* START *

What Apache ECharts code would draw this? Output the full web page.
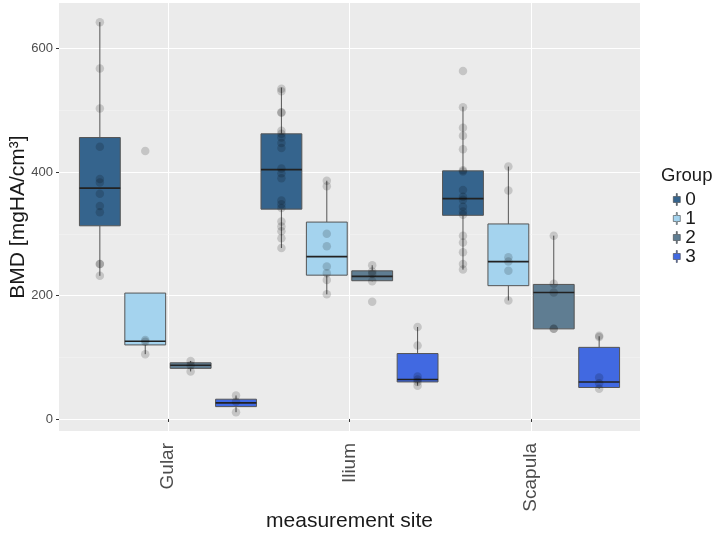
<!DOCTYPE html>
<html>
<head>
<meta charset="utf-8">
<script src="https://cdn.jsdelivr.net/npm/echarts@6/dist/echarts.min.js"></script>
<style>
  html, body { margin: 0; padding: 0; background: #fff; }
  #chart { width: 714px; height: 537px; }
</style>
</head>
<body>
<div id="chart"></div>
<script>
// categories and groups
const sites = ['Gular', 'Ilium', 'Scapula']
const groups = ['0', '1', '2', '3']
const groupColors = ['#35648D', '#A4D3EE', '#5F7D92', '#4169E1']
const yTicks = [0, 200, 400, 600]
const yMinor = [100, 300, 500]

// box stats per site: [lower whisker, q1, median, q3, upper whisker]
const box0 = [[232, 313, 374, 456, 643], [277, 340, 404, 462, 537], [242, 330, 357, 402, 506]]
const box1 = [[105, 120, 126, 204, 204], [202, 233, 263, 319, 386], [192, 216, 255, 316, 409]]
const box2 = [[77, 82, 87, 91, 94], [223, 224, 231, 240, 249], [146, 146, 205, 218, 297]]
const box3 = [[11, 20, 26, 32, 38], [54, 60, 64, 106, 149], [49, 51, 60, 116, 134]]

// individual measurements per site
const pts0 = [
  [643, 568, 503, 441, 389, 383, 365, 345, 335, 251, 251, 232],
  [535, 531, 497, 496, 467, 462, 456, 447, 439, 406, 398, 390, 354, 348, 342, 320, 312, 304, 293, 277],
  [564, 505, 472, 459, 437, 403, 401, 371, 360, 355, 344, 336, 331, 297, 286, 270, 251, 242],
]
const pts1 = [[434, 128, 125, 105], [386, 377, 300, 280, 247, 236, 225, 202], [409, 370, 262, 255, 240, 192]]
const pts2 = [[94, 87, 77], [249, 239, 235, 223, 190], [297, 219, 205, 146, 146]]
const pts3 = [[38, 28, 11], [149, 119, 69, 64, 60, 54], [135, 133, 67, 58, 49]]

const boxes = [box0, box1, box2, box3]
const points = [pts0, pts1, pts2, pts3]
const dodge = [-0.375, -0.125, 0.125, 0.375]
const boxWidth = 0.225

const chart = echarts.init(document.getElementById('chart'))

function renderBox(params, api) {
  const x = api.value(0)
  const half = api.size([boxWidth, 0])[0] / 2
  const [cx, yLow] = api.coord([x, api.value(1)])
  const yQ1 = api.coord([x, api.value(2)])[1]
  const yMed = api.coord([x, api.value(3)])[1]
  const yQ3 = api.coord([x, api.value(4)])[1]
  const yHigh = api.coord([x, api.value(5)])[1]
  const lineStyle = { stroke: '#555', lineWidth: 1 }
  return {
    type: 'group',
    children: [
      { type: 'line', shape: { x1: cx, y1: yLow, x2: cx, y2: yQ1 }, style: lineStyle },
      { type: 'line', shape: { x1: cx, y1: yQ3, x2: cx, y2: yHigh }, style: lineStyle },
      {
        type: 'rect',
        shape: { x: cx - half, y: yQ3, width: half * 2, height: yQ1 - yQ3 },
        style: { fill: api.visual('color'), stroke: '#555', lineWidth: 1 },
      },
      { type: 'line', shape: { x1: cx - half, y1: yMed, x2: cx + half, y2: yMed }, style: { stroke: '#222', lineWidth: 1.6 } },
    ],
  }
}

const series = []
groups.forEach((g, gi) => {
  series.push({
    name: g,
    type: 'custom',
    renderItem: renderBox,
    itemStyle: { color: groupColors[gi] },
    encode: { x: 0, y: [1, 2, 3, 4, 5] },
    data: boxes[gi].map((b, si) => [si + 1 + dodge[gi], ...b]),
    z: 2,
  })
})
groups.forEach((g, gi) => {
  const data = []
  points[gi].forEach((vals, si) => vals.forEach(v => data.push([si + 1 + dodge[gi], v])))
  series.push({
    name: 'pts' + g,
    type: 'scatter',
    symbolSize: 8.5,
    itemStyle: { color: 'rgba(0,0,0,0.2)' },
    data: data,
    silent: true,
    z: 3,
  })
})
// minor horizontal grid lines, kept beneath the boxes
series.push({
  name: 'minor',
  type: 'line',
  data: [],
  silent: true,
  z: 1,
  markLine: {
    silent: true,
    z: 1,
    symbol: 'none',
    label: { show: false },
    lineStyle: { color: '#F4F4F4', width: 0.6, type: 'solid' },
    data: yMinor.map(v => ({ yAxis: v })),
  },
})

const option = {
  animation: false,
  backgroundColor: '#fff',
  title: {
    text: 'Group',
    left: 661,
    top: 166,
    textStyle: { fontSize: 18.5, fontWeight: 'normal', color: '#1a1a1a', fontFamily: 'Liberation Sans' },
    padding: 0,
  },
  legend: {
    data: groups,
    orient: 'vertical',
    left: 668,
    top: 185,
    itemWidth: 7,
    itemHeight: 12,
    itemGap: 0,
    icon: 'path://M3,0h1v3h3v6h-3v3h-1v-3h-3v-6h3z',
    itemStyle: { borderColor: '#444', borderWidth: 0.6 },
    textStyle: { fontSize: 19, lineHeight: 17, height: 17, color: '#1a1a1a', fontFamily: 'Liberation Sans' },
    selectedMode: false,
  },
  grid: {
    left: 53,
    right: 74,
    top: 3,
    bottom: 106,
    show: true,
    backgroundColor: '#EBEBEB',
    borderWidth: 0,
  },
  xAxis: {
    type: 'value',
    min: 0.4,
    max: 3.6,
    name: 'measurement site',
    nameLocation: 'middle',
    nameGap: 80,
    nameMoveOverlap: false,
    nameTextStyle: { fontSize: 21, color: '#1a1a1a', fontFamily: 'Liberation Sans' },
    axisLine: { show: false },
    axisTick: { show: true, customValues: [1, 2, 3], length: 3, lineStyle: { color: '#333' } },
    axisLabel: {
      customValues: [1, 2, 3],
      formatter: v => sites[Math.round(v) - 1],
      rotate: 90,
      margin: 12,
      fontSize: 19,
      color: '#4D4D4D',
      fontFamily: 'Liberation Sans',
    },
    splitLine: { show: true, lineStyle: { color: '#fff', width: 1 } },
  },
  yAxis: {
    type: 'value',
    min: -19.5,
    max: 674,
    name: 'BMD [mgHA/cm³]',
    nameLocation: 'middle',
    nameGap: 30,
    nameMoveOverlap: false,
    nameTextStyle: { fontSize: 21, color: '#1a1a1a', fontFamily: 'Liberation Sans' },
    axisLine: { show: false },
    axisTick: { show: true, customValues: yTicks, length: 3, lineStyle: { color: '#333' } },
    axisLabel: { customValues: yTicks, margin: 6, fontSize: 13, color: '#4D4D4D', fontFamily: 'Liberation Sans' },
    splitLine: { show: true, lineStyle: { color: '#fff', width: 1.2 } },
  },
  series: series,
}

chart.setOption(option)
</script>
</body>
</html>
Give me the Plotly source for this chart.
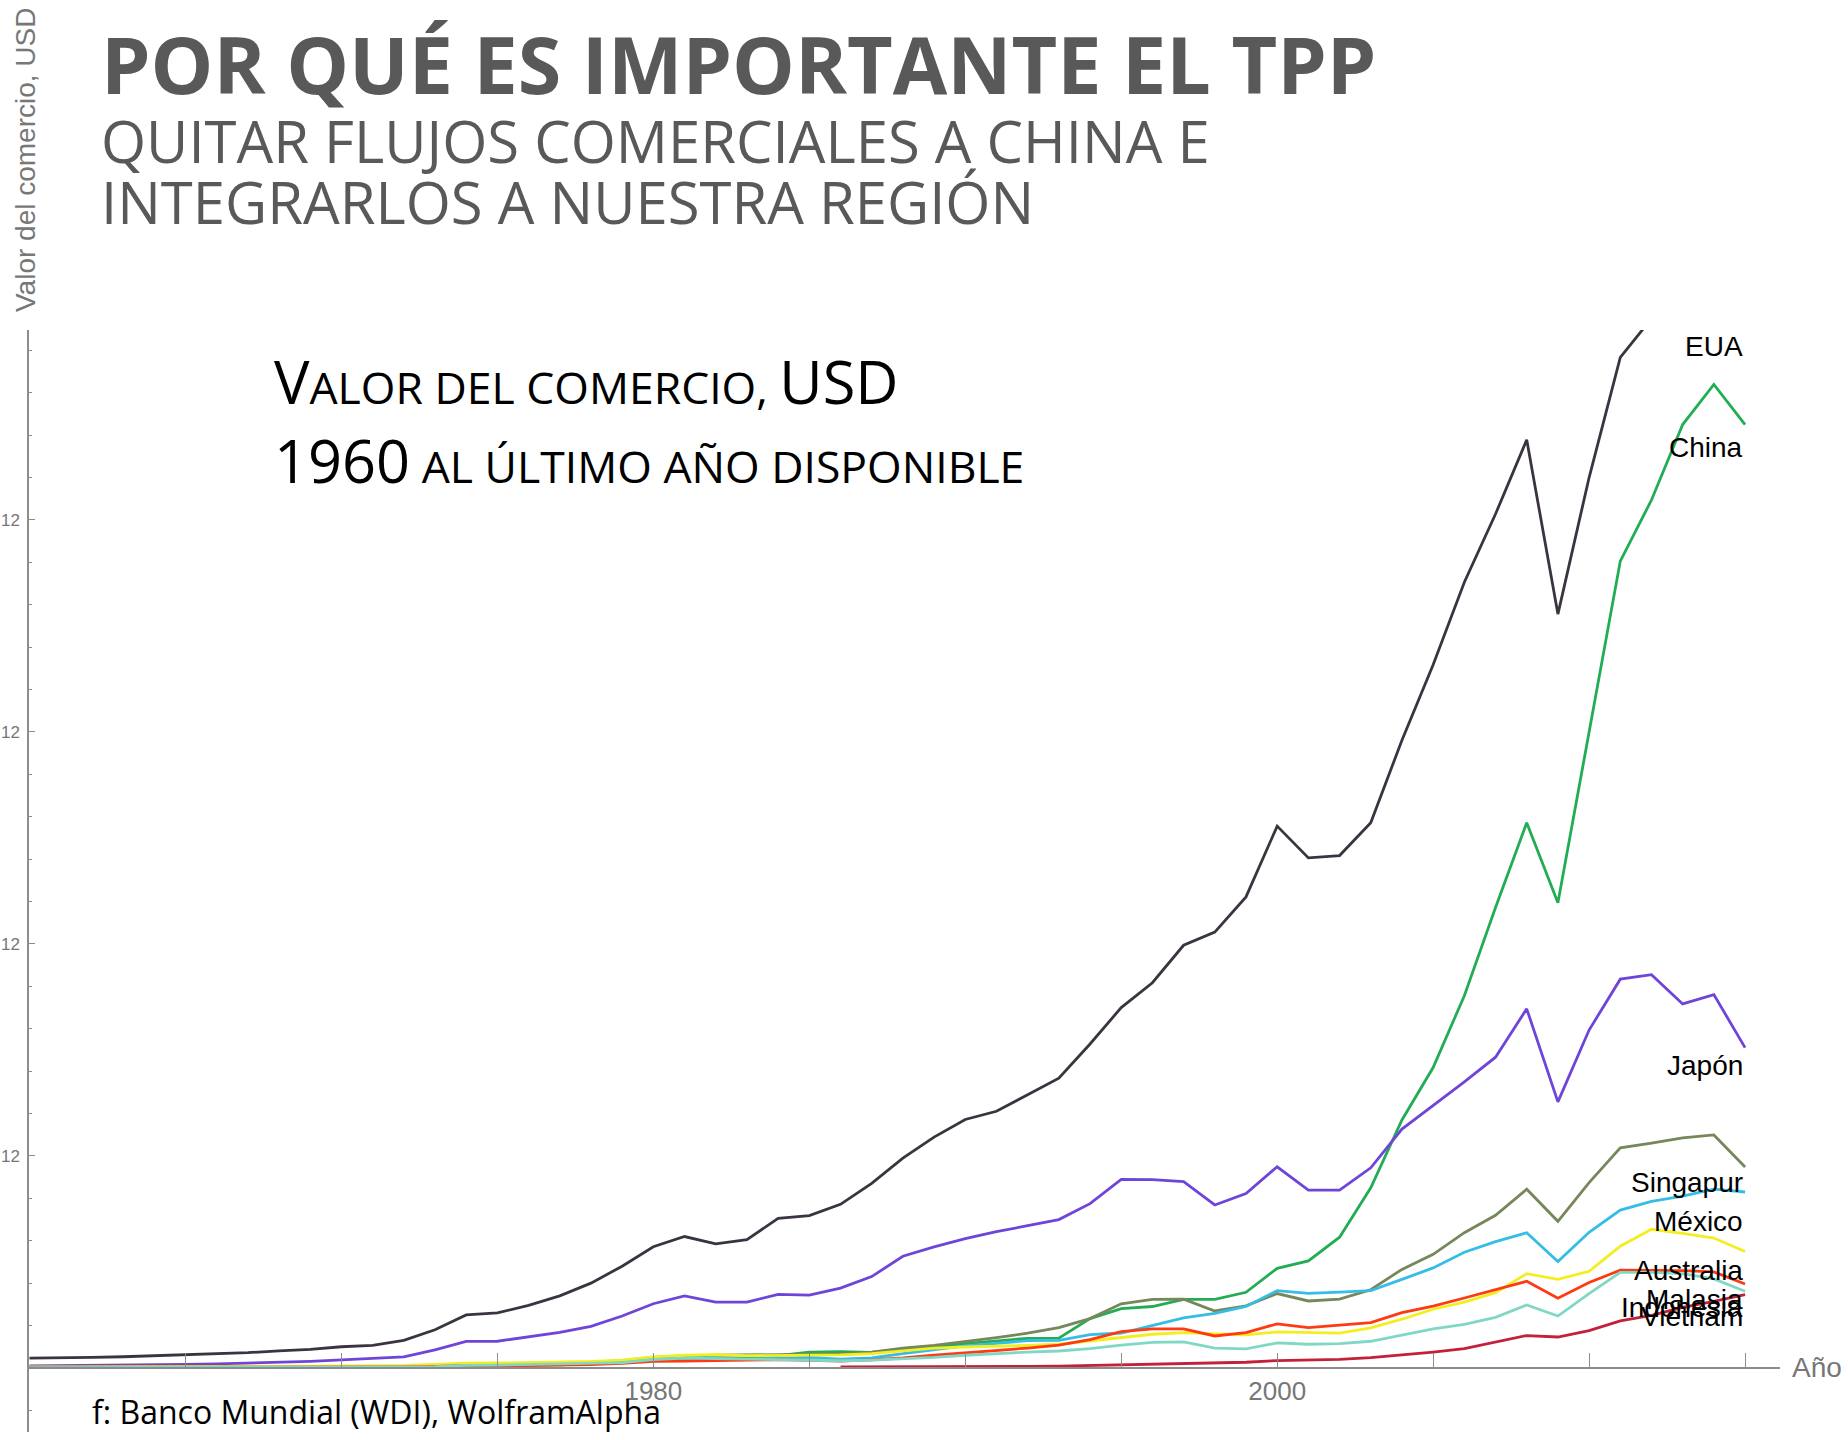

* END *

_Short problem_:
Set down all the data again exactly as above, pictures excluded.

_Answer to the problem_:
What Apache ECharts code would draw this? Output the full web page.
<!DOCTYPE html>
<html>
<head>
<meta charset="utf-8">
<script src="https://cdn.jsdelivr.net/npm/echarts@6/dist/echarts.min.js"></script>
<style>
  html, body { margin: 0; padding: 0; background: #fff; }
  #chart { width: 714px; height: 537px; }
</style>
</head>
<body>
<div id="chart"></div>
<script>
// categories and groups
const sites = ['Gular', 'Ilium', 'Scapula']
const groups = ['0', '1', '2', '3']
const groupColors = ['#35648D', '#A4D3EE', '#5F7D92', '#4169E1']
const yTicks = [0, 200, 400, 600]
const yMinor = [100, 300, 500]

// box stats per site: [lower whisker, q1, median, q3, upper whisker]
const box0 = [[232, 313, 374, 456, 643], [277, 340, 404, 462, 537], [242, 330, 357, 402, 506]]
const box1 = [[105, 120, 126, 204, 204], [202, 233, 263, 319, 386], [192, 216, 255, 316, 409]]
const box2 = [[77, 82, 87, 91, 94], [223, 224, 231, 240, 249], [146, 146, 205, 218, 297]]
const box3 = [[11, 20, 26, 32, 38], [54, 60, 64, 106, 149], [49, 51, 60, 116, 134]]

// individual measurements per site
const pts0 = [
  [643, 568, 503, 441, 389, 383, 365, 345, 335, 251, 251, 232],
  [535, 531, 497, 496, 467, 462, 456, 447, 439, 406, 398, 390, 354, 348, 342, 320, 312, 304, 293, 277],
  [564, 505, 472, 459, 437, 403, 401, 371, 360, 355, 344, 336, 331, 297, 286, 270, 251, 242],
]
const pts1 = [[434, 128, 125, 105], [386, 377, 300, 280, 247, 236, 225, 202], [409, 370, 262, 255, 240, 192]]
const pts2 = [[94, 87, 77], [249, 239, 235, 223, 190], [297, 219, 205, 146, 146]]
const pts3 = [[38, 28, 11], [149, 119, 69, 64, 60, 54], [135, 133, 67, 58, 49]]

const boxes = [box0, box1, box2, box3]
const points = [pts0, pts1, pts2, pts3]
const dodge = [-0.375, -0.125, 0.125, 0.375]
const boxWidth = 0.225

const chart = echarts.init(document.getElementById('chart'))

function renderBox(params, api) {
  const x = api.value(0)
  const half = api.size([boxWidth, 0])[0] / 2
  const [cx, yLow] = api.coord([x, api.value(1)])
  const yQ1 = api.coord([x, api.value(2)])[1]
  const yMed = api.coord([x, api.value(3)])[1]
  const yQ3 = api.coord([x, api.value(4)])[1]
  const yHigh = api.coord([x, api.value(5)])[1]
  const lineStyle = { stroke: '#555', lineWidth: 1 }
  return {
    type: 'group',
    children: [
      { type: 'line', shape: { x1: cx, y1: yLow, x2: cx, y2: yQ1 }, style: lineStyle },
      { type: 'line', shape: { x1: cx, y1: yQ3, x2: cx, y2: yHigh }, style: lineStyle },
      {
        type: 'rect',
        shape: { x: cx - half, y: yQ3, width: half * 2, height: yQ1 - yQ3 },
        style: { fill: api.visual('color'), stroke: '#555', lineWidth: 1 },
      },
      { type: 'line', shape: { x1: cx - half, y1: yMed, x2: cx + half, y2: yMed }, style: { stroke: '#222', lineWidth: 1.6 } },
    ],
  }
}

const series = []
groups.forEach((g, gi) => {
  series.push({
    name: g,
    type: 'custom',
    renderItem: renderBox,
    itemStyle: { color: groupColors[gi] },
    encode: { x: 0, y: [1, 2, 3, 4, 5] },
    data: boxes[gi].map((b, si) => [si + 1 + dodge[gi], ...b]),
    z: 2,
  })
})
groups.forEach((g, gi) => {
  const data = []
  points[gi].forEach((vals, si) => vals.forEach(v => data.push([si + 1 + dodge[gi], v])))
  series.push({
    name: 'pts' + g,
    type: 'scatter',
    symbolSize: 8.5,
    itemStyle: { color: 'rgba(0,0,0,0.2)' },
    data: data,
    silent: true,
    z: 3,
  })
})
// minor horizontal grid lines, kept beneath the boxes
series.push({
  name: 'minor',
  type: 'line',
  data: [],
  silent: true,
  z: 1,
  markLine: {
    silent: true,
    z: 1,
    symbol: 'none',
    label: { show: false },
    lineStyle: { color: '#F4F4F4', width: 0.6, type: 'solid' },
    data: yMinor.map(v => ({ yAxis: v })),
  },
})

const option = {
  animation: false,
  backgroundColor: '#fff',
  title: {
    text: 'Group',
    left: 661,
    top: 166,
    textStyle: { fontSize: 18.5, fontWeight: 'normal', color: '#1a1a1a', fontFamily: 'Liberation Sans' },
    padding: 0,
  },
  legend: {
    data: groups,
    orient: 'vertical',
    left: 668,
    top: 185,
    itemWidth: 7,
    itemHeight: 12,
    itemGap: 0,
    icon: 'path://M3,0h1v3h3v6h-3v3h-1v-3h-3v-6h3z',
    itemStyle: { borderColor: '#444', borderWidth: 0.6 },
    textStyle: { fontSize: 19, lineHeight: 17, height: 17, color: '#1a1a1a', fontFamily: 'Liberation Sans' },
    selectedMode: false,
  },
  grid: {
    left: 53,
    right: 74,
    top: 3,
    bottom: 106,
    show: true,
    backgroundColor: '#EBEBEB',
    borderWidth: 0,
  },
  xAxis: {
    type: 'value',
    min: 0.4,
    max: 3.6,
    name: 'measurement site',
    nameLocation: 'middle',
    nameGap: 80,
    nameMoveOverlap: false,
    nameTextStyle: { fontSize: 21, color: '#1a1a1a', fontFamily: 'Liberation Sans' },
    axisLine: { show: false },
    axisTick: { show: true, customValues: [1, 2, 3], length: 3, lineStyle: { color: '#333' } },
    axisLabel: {
      customValues: [1, 2, 3],
      formatter: v => sites[Math.round(v) - 1],
      rotate: 90,
      margin: 12,
      fontSize: 19,
      color: '#4D4D4D',
      fontFamily: 'Liberation Sans',
    },
    splitLine: { show: true, lineStyle: { color: '#fff', width: 1 } },
  },
  yAxis: {
    type: 'value',
    min: -19.5,
    max: 674,
    name: 'BMD [mgHA/cm³]',
    nameLocation: 'middle',
    nameGap: 30,
    nameMoveOverlap: false,
    nameTextStyle: { fontSize: 21, color: '#1a1a1a', fontFamily: 'Liberation Sans' },
    axisLine: { show: false },
    axisTick: { show: true, customValues: yTicks, length: 3, lineStyle: { color: '#333' } },
    axisLabel: { customValues: yTicks, margin: 6, fontSize: 13, color: '#4D4D4D', fontFamily: 'Liberation Sans' },
    splitLine: { show: true, lineStyle: { color: '#fff', width: 1.2 } },
  },
  series: series,
}

chart.setOption(option)
</script>
</body>
</html>
Give me the Plotly source for this chart.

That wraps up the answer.